I may be more fond of cats but I'm a huge dog lover too! Since I'm recycling this post, here's what I had to say two years ago when I used to stay in Bombay - There are five stray dogs who live right outside my house and the leader of the pack - an adorable affectionate and hyperactive mongrel I call Jumpy, really makes my day. Every morning he follows me to the main gate which I must open and wait for him to cross over, only then does he give me permission to walk out and head to work. And the evenings are the opposite where he sits behind the gate waiting for me to open it, while he waits for me to enter, squealing, whining and jumping on me a million times till I don't pet him and he doesn't calm down. Thus, the name Jumpy. Its really nice to come home to a happy and excited animal. The funny thing with him is when he whines and cries and I mimic him, he keeps going on and on carrying out a conversation in doggie language with me. Nevertheless, I have had a long affectionate one sided conversation with him in English after too much wine.
Anyway, this is something I've known for a while but I though I should share with you. Moscow has a huge number of stray dogs, but a small number of them have figured out how to navigate the subway system.
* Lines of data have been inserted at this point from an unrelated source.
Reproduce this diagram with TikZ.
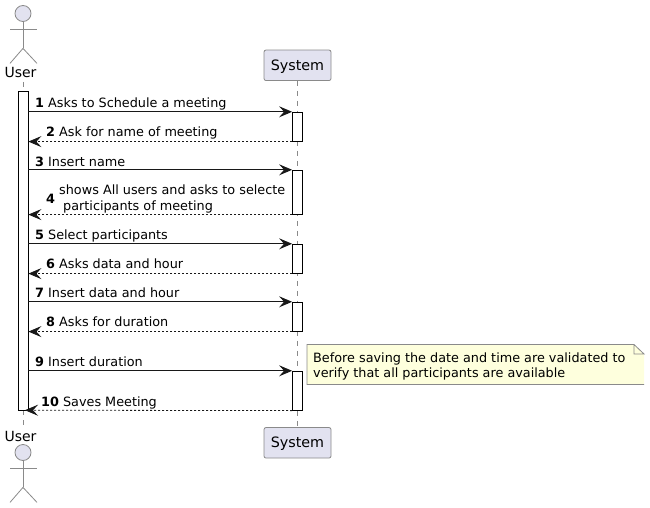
\documentclass[tikz,border=0pt]{standalone}
\usepackage{fontspec}
\setmainfont{DejaVu Sans}
\usetikzlibrary{arrows.meta, positioning}

\definecolor{partfill}{HTML}{E2E2F0}
\definecolor{partline}{HTML}{8A8A8A}
\definecolor{notefill}{HTML}{FEFFDD}
\definecolor{msgline}{HTML}{181818}

\begin{document}
\begin{tikzpicture}[
    x=1pt, y=-1pt,
    arrow/.style={-{Stealth[length=13pt, width=11pt, inset=5pt]}, line width=0.9pt, draw=msgline},
    reply/.style={arrow, dash pattern=on 2pt off 2pt, line width=0.8pt},
    lifeline/.style={draw=partline, dash pattern=on 5pt off 5pt, line width=0.8pt},
    participant/.style={draw=partline, fill=partfill, rounded corners=2pt, line width=0.8pt, minimum width=67pt, minimum height=30.5pt, inner sep=0pt, text height=12pt, text depth=2pt, font=\fontsize{14.3}{16}\selectfont},
    bar/.style={draw=black, fill=white, line width=0.8pt, minimum width=10pt, inner sep=0pt},
    msglabel/.style={anchor=base west, inner sep=0pt, font=\fontsize{12.8}{16}\selectfont, text=black},
    actorlabel/.style={anchor=base, inner sep=0pt, font=\fontsize{14}{16}\selectfont},
    head/.style={circle, draw=partline, fill=partfill, line width=0.8pt, minimum size=16pt, inner sep=0pt},
    limb/.style={draw=partline, line width=0.8pt}
]
    \useasboundingbox (0, 0) rectangle (650, 508);

    % === Participants ===
    \node[actorlabel] (userTop) at (20.5, 78) {User};
    \node[actorlabel] (userBottom) at (20.5, 441) {User};
    \node[participant] (systemTop) at (297.5, 65.3) {System};
    \node[participant] (systemBottom) at (297.5, 442.8) {System};

    % Actors
    \foreach \name/\y in {actorTop/13.5, actorBottom/452.5} {
        \begin{scope}[shift={(23, \y)}]
            \node[head] (\name) at (0, 0) {};
            \draw[limb] (\name.south) -- ++(0, 26.5) coordinate (\name hip);
            \draw[limb] (-13, 15.5) -- (14, 15.5);
            \draw[limb] (\name hip) -- ++(-13, 15);
            \draw[limb] (\name hip) -- ++(14, 15);
        \end{scope}
    }

    % === Activation bars ===
    \coordinate (userHigh) at (23, 91);
    \coordinate (userLow) at (23, 410);
    \draw[lifeline] (23, 82) -- (userHigh);
    \draw[lifeline] (userLow) -- (23, 428);
    \draw[lifeline] (systemTop) -- (systemBottom);

    \node[bar, minimum height=319.5pt] (userBar) at (23, 250.7) {};
    \node[bar, minimum height=29pt] (bar1) at (297.5, 126.7) {};
    \node[bar, minimum height=44pt] (bar2) at (297.5, 192.2) {};
    \node[bar, minimum height=29pt] (bar3) at (297.5, 258.7) {};
    \node[bar, minimum height=29pt] (bar4) at (297.5, 316.7) {};
    \node[bar, minimum height=39pt] (bar5) at (297.5, 390.7) {};

    % === Messages ===
    \coordinate (u1) at (userBar.east |- bar1.north);
    \coordinate (u2) at (userBar.east |- bar1.south);
    \coordinate (u3) at (userBar.east |- bar2.north);
    \coordinate (u4) at (userBar.east |- bar2.south);
    \coordinate (u5) at (userBar.east |- bar3.north);
    \coordinate (u6) at (userBar.east |- bar3.south);
    \coordinate (u7) at (userBar.east |- bar4.north);
    \coordinate (u8) at (userBar.east |- bar4.south);
    \coordinate (u9) at (userBar.east |- bar5.north);
    \coordinate (u10) at (25, 410.2);

    \draw[arrow] (u1) -- (bar1.north west);
    \draw[reply] (bar1.south west) -- (u2);
    \draw[arrow] (u3) -- (bar2.north west);
    \draw[reply] (bar2.south west) -- (u4);
    \draw[arrow] (u5) -- (bar3.north west);
    \draw[reply] (bar3.south west) -- (u6);
    \draw[arrow] (u7) -- (bar4.north west);
    \draw[reply] (bar4.south west) -- (u8);
    \draw[arrow] (u9) -- (bar5.north west);
    \draw[reply] (bar5.south west) -- (u10);

    % Labels
    \node[msglabel] (msg1) at (35, 107) {\textbf{1} Asks to Schedule a meeting};
    \node[msglabel] (msg2) at (46, 136) {\textbf{2} Ask for name of meeting};
    \node[msglabel] (msg3) at (35, 166) {\textbf{3} Insert name};
    \node[msglabel] (msg4) at (46, 203) {\textbf{4}};
    \node[msglabel] (msg4a) at (59, 194) {shows All users and asks to selecte};
    \node[msglabel] (msg4b) at (63, 210) {participants of meeting};
    \node[msglabel] (msg5) at (35, 239) {\textbf{5} Select participants};
    \node[msglabel] (msg6) at (46, 268) {\textbf{6} Asks data and hour};
    \node[msglabel] (msg7) at (35, 297) {\textbf{7} Insert data and hour};
    \node[msglabel] (msg8) at (46, 326) {\textbf{8} Asks for duration};
    \node[msglabel] (msg9) at (35, 366) {\textbf{9} Insert duration};
    \node[msglabel] (msg10) at (41, 406) {\textbf{10} Saves Meeting};

    % === Note (cut off on the right) ===
    \fill[notefill] (307, 344.5) -- (634, 344.5) -- (644, 354) -- (644, 384.5) -- (307, 384.5) -- cycle;
    \draw[draw=partline, line width=0.8pt] (644, 384.5) -- (307, 384.5) -- (307, 344.5) -- (634, 344.5) -- (644, 354) -- (634, 354) -- (634, 344.5);
    \node[msglabel] (noteA) at (313, 362) {Before saving the date and time are validated to};
    \node[msglabel] (noteB) at (313, 377) {verify that all participants are available};
\end{tikzpicture}
\end{document}
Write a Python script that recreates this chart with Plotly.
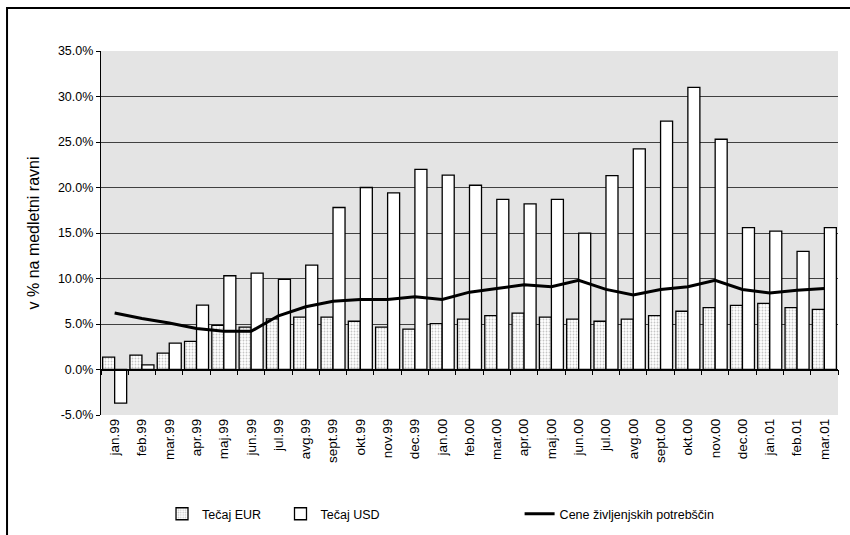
import plotly.graph_objects as go

months = ["jan.99", "feb.99", "mar.99", "apr.99", "maj.99", "jun.99", "jul.99",
          "avg.99", "sept.99", "okt.99", "nov.99", "dec.99", "jan.00", "feb.00",
          "mar.00", "apr.00", "maj.00", "jun.00", "jul.00", "avg.00", "sept.00",
          "okt.00", "nov.00", "dec.00", "jan.01", "feb.01", "mar.01"]

tecaj_eur = [1.35, 1.57, 1.8, 3.1, 4.84, 4.65, 5.57, 5.75, 5.75, 5.3, 4.65, 4.43,
             5.05, 5.53, 5.93, 6.19, 5.75, 5.53, 5.3, 5.53, 5.93, 6.4, 6.8, 7.05,
             7.27, 6.8, 6.6]

tecaj_usd = [-3.7, 0.5, 2.9, 7.07, 10.3, 10.6, 9.9, 11.46, 17.8, 20.0, 19.4, 22.0,
             21.35, 20.25, 18.7, 18.2, 18.7, 14.98, 21.3, 24.25, 27.3, 31.0, 25.3,
             15.6, 15.2, 12.97, 15.6]

cene = [6.2, 5.6, 5.1, 4.5, 4.2, 4.2, 5.9, 6.9, 7.5, 7.7, 7.7, 8.0, 7.7, 8.5,
        8.9, 9.3, 9.1, 9.8, 8.8, 8.2, 8.8, 9.1, 9.8, 8.8, 8.4, 8.7, 8.9]

y_ticks = [-5, 0, 5, 10, 15, 20, 25, 30, 35]

idx = list(range(len(months)))
FONT = "Arial, Liberation Sans, sans-serif"

fig = go.Figure()
fig.add_trace(go.Bar(
    x=idx, y=tecaj_eur, name="Tečaj EUR", legend="legend",
    marker=dict(color="white",
                line=dict(color="black", width=1.3),
                pattern=dict(shape=".", fgcolor="#8c8c8c", bgcolor="white",
                             size=3, solidity=0.3)),
))
fig.add_trace(go.Bar(
    x=idx, y=tecaj_usd, name="Tečaj USD", legend="legend2",
    marker=dict(color="white", line=dict(color="black", width=1.3)),
))
# the price line sits on the overlaid axis that also carries the zero line
fig.add_trace(go.Scatter(
    x=idx, y=cene, name="Cene življenjskih potrebščin", mode="lines",
    xaxis="x2", legend="legend3",
    line=dict(color="black", width=3),
))

# fraction of the plot height where the value 0 sits
zero_pos = (0 - y_ticks[0]) / (y_ticks[-1] - y_ticks[0])
x_range = [-0.5, len(months) - 0.5]

legend_common = dict(orientation="h", xref="container", yref="container",
                     xanchor="left", y=0.039, yanchor="middle",
                     font=dict(size=12.5), bgcolor="rgba(0,0,0,0)",
                     itemwidth=30)

fig.update_layout(
    width=850, height=535,
    margin=dict(l=101, r=12, t=51, b=120, autoexpand=False),
    paper_bgcolor="white",
    plot_bgcolor="#e4e4e4",
    barmode="group", bargap=0.12, bargroupgap=0,
    font=dict(family=FONT, size=12, color="black"),
    showlegend=True,
    legend=dict(x=0.1906, **legend_common),
    legend2=dict(x=0.330, **legend_common),
    legend3=dict(x=0.6113, **legend_common),
    xaxis=dict(range=x_range, tickvals=idx, ticktext=months,
               tickangle=-90, showgrid=False, zeroline=False, showline=False,
               ticks="", tickfont=dict(size=13.5), automargin=False),
    xaxis2=dict(overlaying="x", anchor="free", position=zero_pos,
                range=x_range,
                tickvals=[i - 0.5 for i in range(len(months) + 1)],
                showticklabels=False, ticks="outside", ticklen=5,
                tickcolor="black", tickwidth=1.2, showline=True,
                linecolor="black", linewidth=1.6, showgrid=False,
                zeroline=False),
    yaxis=dict(range=[y_ticks[0], y_ticks[-1]], tickvals=y_ticks,
               ticktext=[f"{v:.1f}%" for v in y_ticks],
               showgrid=True, gridcolor="#404040", gridwidth=1.2,
               zeroline=False, showline=True, linecolor="black", linewidth=1.3,
               ticks="outside", ticklen=4, tickcolor="black",
               tickfont=dict(size=12.5), automargin=False,
               title=dict(text="v % na medletni ravni",
                          font=dict(size=16), standoff=14)),
    shapes=[dict(type="rect", xref="paper", yref="paper",
                 x0=-0.1275, x1=1.1, y0=-0.6, y1=1.118,
                 line=dict(color="black", width=2), layer="above")],
)

fig.write_html("out.html")
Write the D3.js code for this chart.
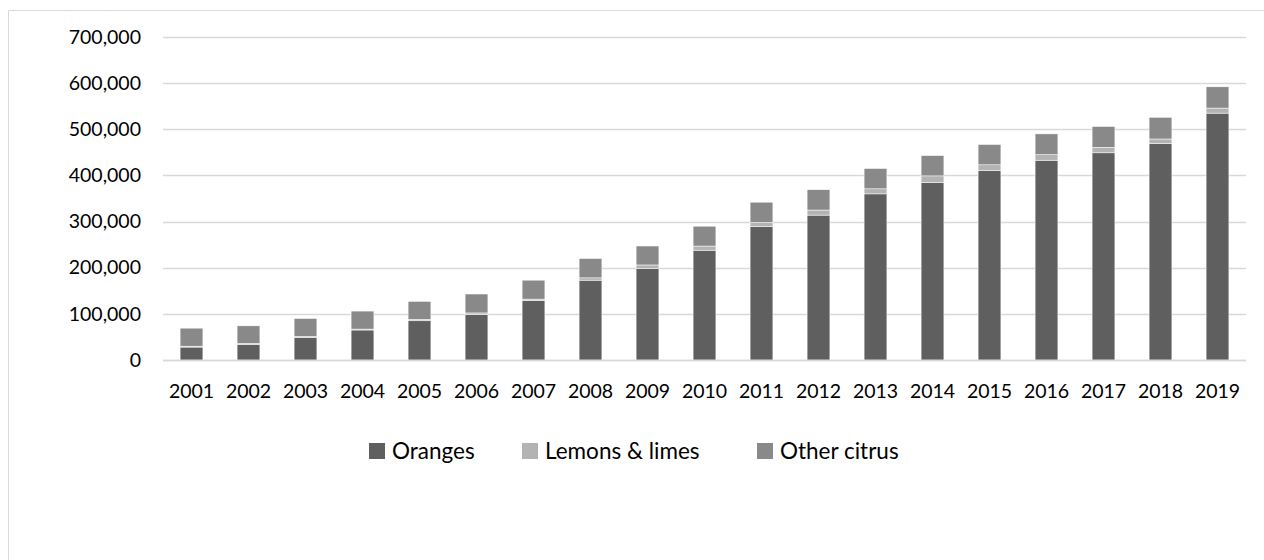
<!DOCTYPE html>
<html>
<head>
<meta charset="utf-8">
<script src="https://cdn.jsdelivr.net/npm/d3@7"></script>
<style>
  body { margin: 0; background: #fff; }
  svg { display: block; font-family: Lato, "Open Sans", sans-serif; }
</style>
</head>
<body>
<div id="wrapper"></div>
<script>
// data (tonnes)
const years = ["2001","2002","2003","2004","2005","2006","2007","2008","2009","2010",
               "2011","2012","2013","2014","2015","2016","2017","2018","2019"];
const oranges = [28000, 34000, 49000, 65000, 85000, 99000, 129000, 173000, 198000, 238000,
                 289000, 314000, 360000, 385000, 411000, 433000, 449000, 469000, 535000];
const lemons  = [2000, 2000, 2000, 2000, 3000, 3000, 3000, 5000, 8000, 9000,
                 9000, 11000, 11000, 14000, 12000, 12000, 12000, 10000, 11000];
const other   = [39000, 38000, 39000, 39000, 39000, 41000, 41000, 42000, 41000, 43000,
                 44000, 44000, 44000, 44000, 44000, 45000, 45000, 47000, 46000];
const seriesNames = ["Oranges", "Lemons & limes", "Other citrus"];
const yTicks = [0, 100000, 200000, 300000, 400000, 500000, 600000, 700000];

const colors = ["#5f5f5f", "#b3b3b3", "#898989"];

// build rows for d3.stack
const rows = years.map((y, i) => ({
  year: y,
  "Oranges": oranges[i],
  "Lemons & limes": lemons[i],
  "Other citrus": other[i]
}));

const width = 1264, height = 560;
const dimensions = { left: 163, right: 1246, top: 37, bottom: 360 };

const svg = d3.select("#wrapper").append("svg")
  .attr("width", width)
  .attr("height", height);

// outer chart frame (runs off the right/bottom of the picture)
svg.append("path")
  .attr("d", `M8.5,${height + 5} V10.5 H${width + 5}`)
  .attr("fill", "none")
  .attr("stroke", "#d9d9d9")
  .attr("stroke-width", 1);

const xScale = d3.scaleBand()
  .domain(years)
  .range([dimensions.left, dimensions.right])
  .paddingInner(0.6)
  .paddingOuter(0.3);

const yScale = d3.scaleLinear()
  .domain([0, 700000])
  .range([dimensions.bottom, dimensions.top]);

// gridlines
svg.append("g")
  .selectAll("line")
  .data(yTicks)
  .join("line")
  .attr("x1", dimensions.left)
  .attr("x2", dimensions.right)
  .attr("y1", d => Math.round(yScale(d)) + 0.5)
  .attr("y2", d => Math.round(yScale(d)) + 0.5)
  .attr("stroke", "#d9d9d9")
  .attr("stroke-width", 1.3);

// y axis labels
const yAxis = svg.append("g")
  .attr("transform", `translate(${dimensions.left},0)`)
  .call(d3.axisLeft(yScale).tickValues(yTicks).tickSize(0).tickPadding(22)
    .tickFormat(d3.format(",")));
yAxis.select(".domain").remove();
yAxis.selectAll("text")
  .attr("fill", "#000")
  .style("font-size", "19.5px")
  .style("font-family", "Lato, sans-serif");

// stacked bars
const stacked = d3.stack().keys(seriesNames)(rows);

svg.append("g")
  .selectAll("g")
  .data(stacked)
  .join("g")
  .attr("fill", (d, i) => colors[i])
  .selectAll("rect")
  .data(d => d)
  .join("rect")
  .attr("x", d => xScale(d.data.year))
  .attr("width", xScale.bandwidth())
  .attr("y", d => yScale(d[1]))
  .attr("height", d => yScale(d[0]) - yScale(d[1]))
  .attr("stroke", "#ffffff")
  .attr("stroke-width", 0.5);

// x axis line
svg.append("line")
  .attr("x1", dimensions.left)
  .attr("x2", dimensions.right)
  .attr("y1", dimensions.bottom + 0.5)
  .attr("y2", dimensions.bottom + 0.5)
  .attr("stroke", "#d9d9d9")
  .attr("stroke-width", 1.3);

// x axis labels
const xAxis = svg.append("g")
  .attr("transform", `translate(0,${dimensions.bottom})`)
  .call(d3.axisBottom(xScale).tickSize(0).tickPadding(0));
xAxis.select(".domain").remove();
xAxis.selectAll("text")
  .attr("dy", null)
  .attr("y", 37.5)
  .attr("fill", "#000")
  .style("font-size", "19.5px")
  .style("font-family", "Lato, sans-serif");

// legend
const legendX = [369, 522, 757];
const legend = svg.append("g")
  .selectAll("g")
  .data(seriesNames)
  .join("g")
  .attr("transform", (d, i) => `translate(${legendX[i]},443)`);

legend.append("rect")
  .attr("width", 16)
  .attr("height", 16)
  .attr("fill", (d, i) => colors[i]);

legend.append("text")
  .attr("x", 23)
  .attr("y", 15.5)
  .attr("fill", "#000")
  .style("font-size", "22.5px")
  .text(d => d);
</script>
</body>
</html>
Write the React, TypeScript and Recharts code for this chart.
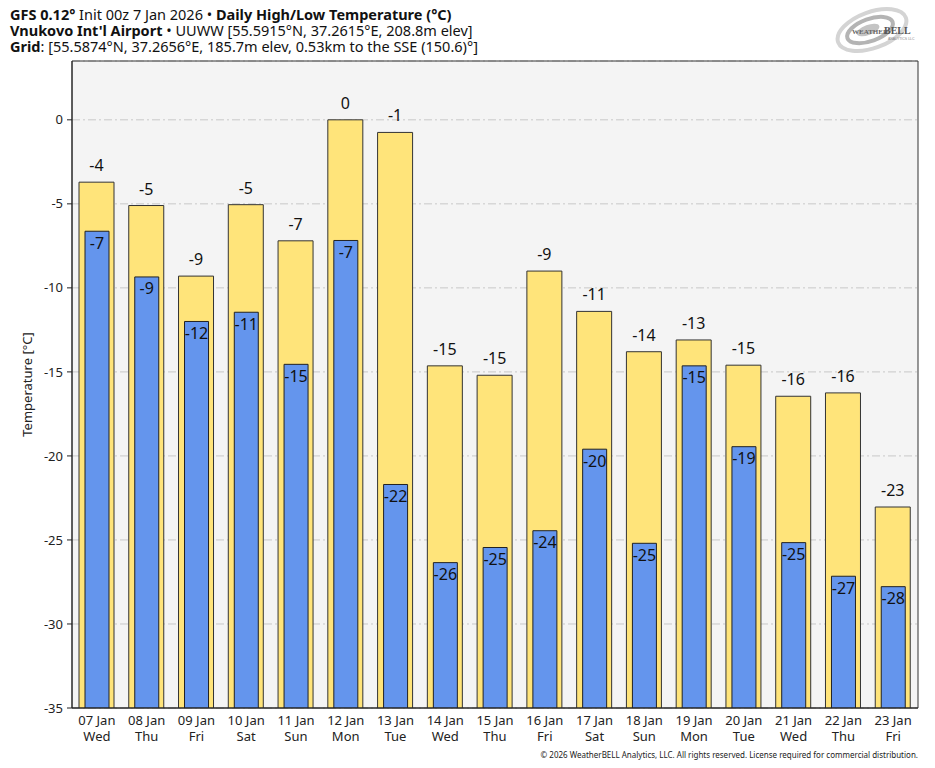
import React from 'react';
import {
  ComposedChart,
  Bar,
  XAxis,
  YAxis,
  CartesianGrid,
  LabelList,
  ReferenceArea,
} from 'recharts';

const dates = ['07 Jan', '08 Jan', '09 Jan', '10 Jan', '11 Jan', '12 Jan', '13 Jan', '14 Jan', '15 Jan', '16 Jan', '17 Jan', '18 Jan', '19 Jan', '20 Jan', '21 Jan', '22 Jan', '23 Jan'];
const days = ['Wed', 'Thu', 'Fri', 'Sat', 'Sun', 'Mon', 'Tue', 'Wed', 'Thu', 'Fri', 'Sat', 'Sun', 'Mon', 'Tue', 'Wed', 'Thu', 'Fri'];
const highs = [-3.71, -5.1, -9.3, -5.05, -7.2, 0, -0.75, -14.64, -15.2, -9.0, -11.4, -13.8, -13.1, -14.6, -16.45, -16.25, -23.04];
const lows = [-6.63, -9.35, -12.0, -11.45, -14.55, -7.18, -21.7, -26.35, -25.45, -24.45, -19.6, -25.2, -14.64, -19.45, -25.16, -27.16, -27.78];
const yTicks = [-35, -30, -25, -20, -15, -10, -5, 0];
const yMin = -35;
const yMax = 3.5;

const data = dates.map((d, i) => ({
  date: d,
  day: days[i],
  high: highs[i],
  low: lows[i],
  highRange: [yMin, highs[i]],
  lowRange: [yMin, lows[i]],
}));

const FONT = '"Noto Sans", "Open Sans", sans-serif';

const XTick = (props: any) => {
  const { x, y, payload } = props;
  const idx = payload.index;
  return (
    <g transform={`translate(${x},${y})`}>
      <text textAnchor="middle" fontFamily={FONT} fontSize={13} fill="#222">
        <tspan x={0} dy={9}>{payload.value}</tspan>
        <tspan x={0} dy={16}>{days[idx]}</tspan>
      </text>
    </g>
  );
};

const fmt = (v: any) => String(Math.round(Number(v)) || 0);

const Logo = () => (
  <svg width={100} height={50} style={{ position: 'absolute', left: 830, top: 6 }}>
    <ellipse cx={42} cy={24} rx={36} ry={18} fill="none" stroke="#d4d4d4" strokeWidth={4} transform="rotate(-20 42 24)" />
    <ellipse cx={40} cy={24} rx={24} ry={11} fill="none" stroke="#b4b4b4" strokeWidth={4} transform="rotate(-20 40 24)" />
    <ellipse cx={38} cy={24} rx={12} ry={5} fill="#c4c4c4" transform="rotate(-20 38 24)" />
    <text x={22} y={28} fontFamily="serif" fontSize={7} fontWeight="bold" fill="#666">WEATHER</text>
    <text x={54} y={28} fontFamily="serif" fontSize={10} fontWeight="bold" fill="#555">BELL</text>
    <text x={58} y={34} fontFamily="sans-serif" fontSize={3.5} fill="#888">ANALYTICS LLC</text>
  </svg>
);

export default function App() {
  return (
    <div style={{ position: 'absolute', left: 0, top: 0, width: 935, height: 768, background: '#fff', fontFamily: FONT }}>
      <div style={{ position: 'absolute', left: 10, top: 6, fontSize: 14.5, lineHeight: '16px', color: '#111', whiteSpace: 'nowrap' }}>
        <div><b>GFS 0.12°</b> Init 00z 7 Jan 2026 • <b>Daily High/Low Temperature (°C)</b></div>
        <div><b>Vnukovo Int'l Airport</b> • UUWW [55.5915°N, 37.2615°E, 208.8m elev]</div>
        <div><b>Grid</b>: [55.5874°N, 37.2656°E, 185.7m elev, 0.53km to the SSE (150.6)°]</div>
      </div>
      <Logo />
      <ComposedChart
        width={935}
        height={768}
        data={data}
        margin={{ top: 61, right: 17, bottom: 20, left: 22 }}
        barGap={0}
        barCategoryGap={0}
      >
        <CartesianGrid
          vertical={false}
          horizontal
          fill="#f4f4f4"
          stroke="#c8c8c8"
          strokeDasharray="8 3 2 3"
        />
        <XAxis
          xAxisId="a"
          dataKey="date"
          type="category"
          interval={0}
          tickLine={false}
          axisLine={{ stroke: '#222' }}
          tick={<XTick />}
          height={40}
        />
        <XAxis xAxisId="b" dataKey="date" type="category" hide />
        <YAxis
          domain={[yMin, yMax]}
          ticks={yTicks}
          type="number"
          allowDataOverflow
          width={50}
          tickSize={5}
          tickMargin={4}
          axisLine={{ stroke: '#222' }}
          tickLine={{ stroke: '#222' }}
          tick={{ fontFamily: FONT, fontSize: 13, fill: '#222' }}
          label={{
            value: 'Temperature [°C]',
            angle: -90,
            position: 'insideLeft',
            dx: 0,
            dy: 0,
            style: { fontFamily: FONT, fontSize: 13, fill: '#222', textAnchor: 'middle' },
          }}
        />
        <Bar
          xAxisId="a"
          dataKey="highRange"
          barSize={35}
          fill="#FFE47A"
          stroke="#333"
          strokeWidth={1}
          isAnimationActive={false}
        >
          <LabelList
            dataKey="high"
            position="top"
            offset={11}
            formatter={fmt}
            style={{ fontFamily: FONT, fontSize: 16, fill: '#111' }}
          />
        </Bar>
        <Bar
          xAxisId="b"
          dataKey="lowRange"
          barSize={24}
          fill="#6495ED"
          stroke="#222"
          strokeWidth={1}
          isAnimationActive={false}
        >
          <LabelList
            dataKey="low"
            position="insideTop"
            offset={6}
            formatter={fmt}
            style={{ fontFamily: FONT, fontSize: 16, fill: '#111' }}
          />
        </Bar>
        <ReferenceArea
          xAxisId="a"
          y1={yMin}
          y2={yMax}
          fill="none"
          fillOpacity={0}
          stroke="#333"
          strokeWidth={1}
          ifOverflow="visible"
        />
      </ComposedChart>
      <div style={{ position: 'absolute', right: 17, top: 749, fontSize: 8, color: '#222', whiteSpace: 'nowrap' }}>
        © 2026 WeatherBELL Analytics, LLC. All rights reserved. License required for commercial distribution.
      </div>
    </div>
  );
}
Biologists say these dogs have figured out that taking the subway is a fast and convenient way to get from place to place. They also have a good sense of time which helps them not to miss their destination. Also, they often choose the last or the first metro car as those are usually less crowded. If they’re traveling in pairs or groups, one dog generally stays awake if the others are snoozing, and wakes them up when they reach their station.
ABC News found a female stray in the Kievskaya station, and followed her as she zipped between the legs of the bustling travelers around her to catch a ride on the Koltsevaya Line. Once aboard, she settled down on the floor among the feet and legs, even dozed a bit, and occasionally got up to mingle with friendly humans.
These metro dogs have not only mastered getting into or out for trains, but, as observed by Ecologists, they have also started playing games like jumping into the train just seconds before the doors shut for fun.
Another skill they have developed is that they cross the road on the green traffic light. “They don’t react on color, but on the picture they see on the traffic light”, a Moscow scientist said.
There is also a touching story about a stray mongrel called Malchik who lived at the Mendeleyevskaya station on the Moscow Metro for about three years. Malchick was a popular station ‘resident’ among rail employees and commuters, and territorially protected the station from drunks and other dogs. He was killed when a 21-year-old woman Yulia Romanova stabbed him with a kitchen knife. Later it was revealed that Romanova has a long history of cruelty to animals and psychiatric treatment. The incident sparked a wave of public outrage regarding the treatment of animals, and, in 2007, a monument was erected in Malchik’s honour at Mendeleyevskaya station. Passersby now rub the Malchik's shiny bronze nose for good luck. More on the monument HERE and HERE.
Are you a dog lover too? Aren't the Moscow Metro Dogs so cool?